A handy metaphor:
“That’s not what my research shows. I’ve been digging into the literature on serial killers. It’s my impressions that the majority are never caught. They’re careful, compulsively so. The ones who make mistakes are the ones who have something driving them to do it, making them sloppy. A deeply-buried wish to get caught, to be stopped. The true sociopaths, the ones who have no conscience, no remose, believe they can kill with impunity, and a lot of the time they get away with it.” Shirley Kennet, Gray Matter, Kensington: New York (1996), p. 187
Compare this to:
Horror has a face… and you must make a friend of horror. Horror and moral terror are your friends. If they are not, then they are enemies to be feared. They are truly enemies. I remember when I was with Special Forces. It seems a thousand centuries ago. We went into a camp to inoculate some children. We’d left the camp… after we had inoculated the children for polio, and this old man came running after us, and he was crying. He couldn’t say… We went back there. They had come and hacked off every inoculated arm. There they were in a pile, a pile of… little arms, and I remember… I… I… I cried. I wept like… some…grandmother. I wanted to tear my teeth out. I didn’t know what I wanted to do. And I want to remember it. I never want to forget it. I never want to forget. And then I realized, like I was shot, like I was shot with a diamond… a diamond bullet right through my forehead. I thought, “My God! The genius of that, the genius… the will to do that.” Perfect, genuine, complete, crystalline, pure. Then I realized they were stronger than we because they could stand it. These were not monsters. These were men, trained cadres. These men fought with their hearts, who have families, who have children, who are filled with love, but they had the strength, the strength… to do that. If I had ten divisions of those men, then our troubles here would be over very quickly. You have to have men who are moral, and at the same time, who are able to utilize their primordial instincts to kill without feeling, without passion, without judgment. Without judgment. Because it’s judgment that defeats us. – Apocalypse Now, Colonel Kurtz monologue
Non-attachment and the middle path are widely misunderstood concepts. From my perspective, most sources, including most Buddhist sources, get these wrong.

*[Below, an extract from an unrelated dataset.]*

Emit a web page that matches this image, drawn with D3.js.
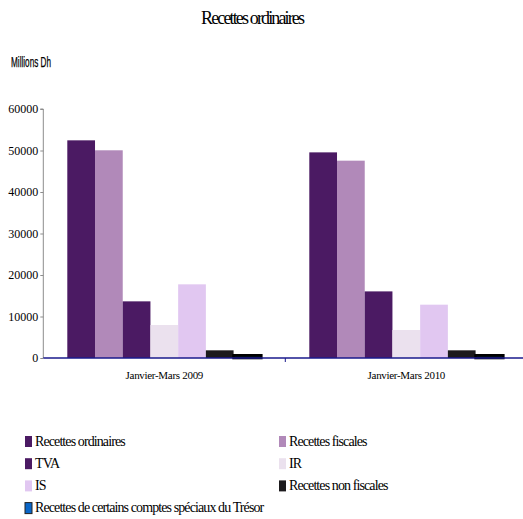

The idea of non-attachment means that you see everything on Earth as a means to an end, and that end is a pattern-order to things. You know that in the process of obtaining and maintaining this order, there will be disadvantages, that is, that people will die and things will get smashed up.
The point is to focus on the goal and recognize that death, misery, injury, and sadness will occur but that if the end goal is good, that will be forgotten because a better state of the world will be achieved and through it, opportunity for a better internal state will present itself.
The middle path, mistaken by many for “compromise” or “bipartisanship,” simply means that humans think in relative symbolic terms. If the other guy demands hot water, you have to demand cold water to differentiate yourself; this is competition and socializing, as well as signaling, at a basic level.
The middle path navigates between the extremes. It does not mean finding the exact middle, or compromising what is intended. If people are arguing over hot or cold, a middle path navigator would ask what ideal temperature is needed for the actual use in question.
A serial killer with non-attachment does not pay heed to his own desires and obsessions. He gets the job done, then cleans up, all according to professional and reasonably objective standards.
A slob killer goes in, drooling with his fantasies and deranged thoughts, and sloppy slaughters and does not clean up. He halfway expects to get caught anyway, since he is acting out his drama and at some point the curtain must come down on the play.
In the same way, we see a middle path in warfare. One side screams unreasonably for humanism, the other unreasonably for something like genocide or at least attrition. A sensible person finds the objective and makes it occur, by any means necessary.
Both situations feature a suspension of judgment, or our thoughts, emotions, and most of all critique of the situation as an experience. The goal is all. The methods fit the goal. Nothing else matters.